Le Québec fait mieux

Selon ce même rapport, le Québec se différencierait du reste du Canada. Cette différence est avant tout culturelle, selon Sonia Gagné.

Le réflexe de réparation semble vraiment bien ancré chez nous. L’image de la réparation est positive pour les Québécois.

Sonia Gagné, présidente et directrice générale de Recyc-Québec

Même bilan du côté d’Amélie Côté : « Le mouvement de la réparation a fait beaucoup parler de lui au courant des dernières années au Québec. Il y a de nombreuses initiatives et une communauté pour la réparation. » En attestent les nombreux membres du groupe Touski s’répare, ainsi que les nouveaux cafés de réparation et autres structures de plus en plus présentes dans la province.

Quelles solutions ?

Après les constats, les solutions. Elles résident en premier lieu dans la définition d’un droit à la réparation qui, selon Amélie Côté, permettrait lui-même d’instaurer des contraintes législatives. Celle par exemple d’un indice de réparabilité et de durabilité, déjà testé par Recyc-Québec, mais encore absent des emballages. Le rapport propose d’autres solutions, comme la création d’une écofiscalité ou la mise à disposition d’outils de réparation.

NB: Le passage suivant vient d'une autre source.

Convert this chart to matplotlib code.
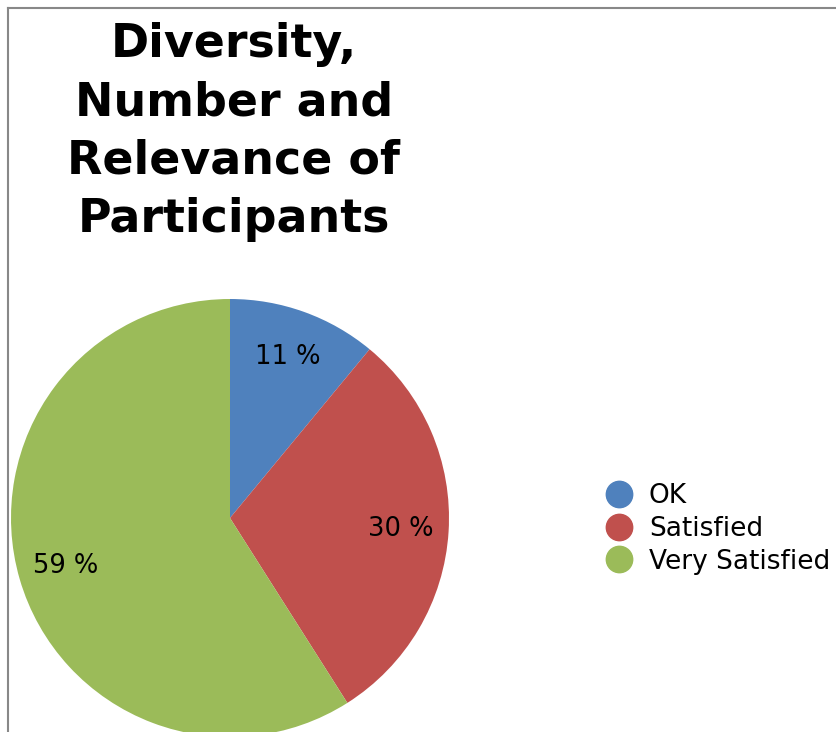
import matplotlib
matplotlib.use("Agg")
import matplotlib.pyplot as plt
from matplotlib.lines import Line2D

# data
labels = ['OK', 'Satisfied', 'Very Satisfied']
values = [11, 30, 59]
colors = ['#4F81BD', '#C0504D', '#9BBB59']
title = 'Diversity,\nNumber and\nRelevance of\nParticipants'

W, H = 837, 732
fig = plt.figure(figsize=(W / 100, H / 100), dpi=100)

# pie axes: center (230, 518) px, radius 219 px
cx, cy, r = 230, 518, 219
ax = fig.add_axes([(cx - r) / W, (H - cy - r) / H, 2 * r / W, 2 * r / H])
ax.pie(values, colors=colors, startangle=90, counterclock=False,
       autopct=lambda p: '%.0f %%' % p, pctdistance=0.78,
       textprops={'fontsize': 18.5, 'color': 'black'},
       wedgeprops={'linewidth': 0})
ax.set_xlim(-1, 1)
ax.set_ylim(-1, 1)
ax.set_aspect('auto')
ax.axis('off')

fig.text(234 / W, 1 - 132 / H, title, ha='center', va='center',
         fontsize=33, fontweight='bold', linespacing=1.38)

# legend
handles = [Line2D([], [], marker='o', linestyle='none', markersize=19,
                  markerfacecolor=c, markeredgecolor=c) for c in colors]
fig.legend(handles, labels, loc='center left',
           bbox_to_anchor=(594 / W, 1 - 529 / H), frameon=False,
           fontsize=19, handlelength=0.9, handletextpad=0.68,
           labelspacing=0.25, borderpad=0)

# frame lines
fig.add_artist(Line2D([8 / W, 1], [1 - 8 / H, 1 - 8 / H], color='#888888', lw=1.5))
fig.add_artist(Line2D([8 / W, 8 / W], [0, 1 - 8 / H], color='#888888', lw=1.5))

fig.savefig('out.png', dpi=100)
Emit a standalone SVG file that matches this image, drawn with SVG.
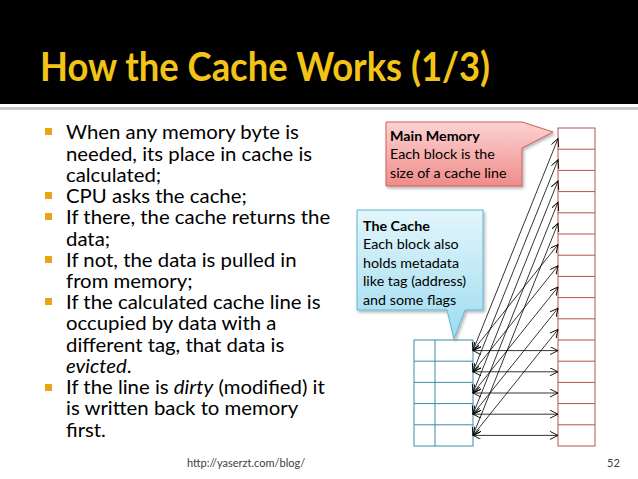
<svg xmlns="http://www.w3.org/2000/svg" width="638" height="479" viewBox="0 0 638 479">
<style>
.title{font-family:Lato,"Liberation Sans",sans-serif;font-weight:bold;font-size:40px;fill:#f2c417}
.body{font-family:Lato,"Liberation Sans",sans-serif;font-size:18.5px;fill:#000}
.bullet{fill:#e8a416}
.call{font-family:Lato,"Liberation Sans",sans-serif;font-size:13px;fill:#000}
.b{font-weight:bold}
.foot{font-family:Lato,"Liberation Sans",sans-serif;font-size:11px;fill:#404040}
.mem{fill:#fff;stroke:#b5534f;stroke-width:1}
.cache{fill:#fff;stroke:#3a8da5;stroke-width:1}
.conn line{stroke:#000;stroke-width:0.8;marker-start:url(#ah);marker-end:url(#ah)}
</style>
<defs>
<linearGradient id="gRed" x1="0" y1="0" x2="0" y2="1">
<stop offset="0" stop-color="#fbd3d2"/>
<stop offset="1" stop-color="#f08c8a"/>
</linearGradient>
<linearGradient id="gBlue" x1="0" y1="0" x2="0" y2="1">
<stop offset="0" stop-color="#e3f5fb"/>
<stop offset="1" stop-color="#9ddcf0"/>
</linearGradient>
<marker id="ah" markerUnits="userSpaceOnUse" markerWidth="10" markerHeight="9" refX="8" refY="4" orient="auto-start-reverse">
<path d="M0,0 L8,4 L0,8" fill="none" stroke="#000" stroke-width="0.9"/>
</marker>
<filter id="sh" x="-10%" y="-10%" width="130%" height="130%">
<feDropShadow dx="1.5" dy="2" stdDeviation="1.5" flood-color="#000" flood-opacity="0.3"/>
</filter>
</defs>
<rect width="638" height="479" fill="#fff"/>
<rect x="0" y="0" width="638" height="104" fill="#000"/>
<rect x="0" y="107" width="638" height="3" fill="#c8c8c8"/>
<text class="title" x="40" y="81" textLength="450" lengthAdjust="spacingAndGlyphs">How the Cache Works (1/3)</text>

<g id="bullets">
<rect class="bullet" x="45" y="128" width="7" height="7"/>
<rect class="bullet" x="45" y="192" width="7" height="7"/>
<rect class="bullet" x="45" y="213" width="7" height="7"/>
<rect class="bullet" x="45" y="256" width="7" height="7"/>
<rect class="bullet" x="45" y="298" width="7" height="7"/>
<rect class="bullet" x="45" y="384" width="7" height="7"/>
<g transform="translate(66,0) scale(1.1,1)">
<text class="body" x="0" y="139">When any memory byte is</text>
<text class="body" x="0" y="161">needed, its place in cache is</text>
<text class="body" x="0" y="182">calculated;</text>
<text class="body" x="0" y="203">CPU asks the cache;</text>
<text class="body" x="0" y="224">If there, the cache returns the</text>
<text class="body" x="0" y="246">data;</text>
<text class="body" x="0" y="267">If not, the data is pulled in</text>
<text class="body" x="0" y="288">from memory;</text>
<text class="body" x="0" y="309">If the calculated cache line is</text>
<text class="body" x="0" y="330">occupied by data with a</text>
<text class="body" x="0" y="352">different tag, that data is</text>
<text class="body" x="0" y="373"><tspan font-style="italic">evicted</tspan>.</text>
<text class="body" x="0" y="394">If the line is <tspan font-style="italic">dirty</tspan> (modified) it</text>
<text class="body" x="0" y="415">is written back to memory</text>
<text class="body" x="0" y="437">first.</text>
</g>
</g>

<g id="main-memory">
<rect class="mem" x="558" y="128" width="37" height="318"/>
<path fill="none" stroke="#b5534f" stroke-width="1" d="M558,149.2H595M558,170.4H595M558,191.6H595M558,212.8H595M558,234H595M558,255.2H595M558,276.4H595M558,297.6H595M558,318.8H595M558,340H595M558,361.2H595M558,382.4H595M558,403.6H595M558,424.8H595"/>
</g>

<g id="cache">
<rect class="cache" x="414" y="340" width="59" height="106" stroke="#7fc4dc"/>
<path fill="none" stroke="#3a8da5" stroke-width="1" d="M435,340V446M414,361.2H473M414,382.4H473M414,403.6H473M414,424.8H473"/>
</g>

<g id="connectors" class="conn">
<line x1="473" y1="350.6" x2="558" y2="138.6"/>
<line x1="473" y1="371.8" x2="558" y2="159.8"/>
<line x1="473" y1="393" x2="558" y2="181"/>
<line x1="473" y1="414.2" x2="558" y2="202.2"/>
<line x1="473" y1="435.4" x2="558" y2="223.4"/>
<line x1="473" y1="350.6" x2="558" y2="244.6"/>
<line x1="473" y1="371.8" x2="558" y2="265.8"/>
<line x1="473" y1="393" x2="558" y2="287"/>
<line x1="473" y1="414.2" x2="558" y2="308.2"/>
<line x1="473" y1="435.4" x2="558" y2="329.4"/>
<line x1="473" y1="350.6" x2="558" y2="350.6"/>
<line x1="473" y1="371.8" x2="558" y2="371.8"/>
<line x1="473" y1="393" x2="558" y2="393"/>
<line x1="473" y1="414.2" x2="558" y2="414.2"/>
<line x1="473" y1="435.4" x2="558" y2="435.4"/>
</g>

<g id="callout-memory">
<path d="M386,122H522L553,132L522,148V186H386Z" fill="url(#gRed)" stroke="#d0605c" stroke-width="1" filter="url(#sh)"/>
<g transform="translate(390,0) scale(1.1,1)">
<text class="call b" x="0" y="141">Main Memory</text>
<text class="call" x="0" y="159.5">Each block is the</text>
<text class="call" x="0" y="178">size of a cache line</text>
</g>
</g>

<g id="callout-cache">
<path d="M357,210H483V310H465L454,339L447,310H357Z" fill="url(#gBlue)" stroke="#5fb6d2" stroke-width="1" filter="url(#sh)"/>
<g transform="translate(363,0) scale(1.1,1)">
<text class="call b" x="0" y="231">The Cache</text>
<text class="call" x="0" y="249.5">Each block also</text>
<text class="call" x="0" y="268">holds metadata</text>
<text class="call" x="0" y="286.5">like tag (address)</text>
<text class="call" x="0" y="305">and some flags</text>
</g>
</g>

<text class="foot" x="187" y="467">http://yaserzt.com/blog/</text>
<text class="foot" x="607" y="467">52</text>
</svg>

Recyc-Québec et Équiterre ne se limitent d’ailleurs pas à encourager les mesures permettant la réparation. « L’objectif ultime est que les objets n’aient plus besoin d’être réparés, parce que l’on souhaite qu’ils soient plus durables en plus d’être réparables. Ça aiderait à réduire leur impact environnemental et économique pour les ménages », affirme Amélie Côté. Une solution qu’encourage aussi Recyc-Québec : « On ne doit pas parler que de réparation. On peut remonter dans la chaîne déjà au moment de l’achat. Un appareil qui est réparable, qui est durable, peut être favorisé », confirme Sonia Gagné.

En 2019, le député Guy Ouellette proposait d’ailleurs le projet de loi 197 qui modifie la Loi sur la protection du consommateur afin de lutter contre l’obsolescence programmée et pour la réparation des biens, réinscrite dans la législature le 20 octobre 2021.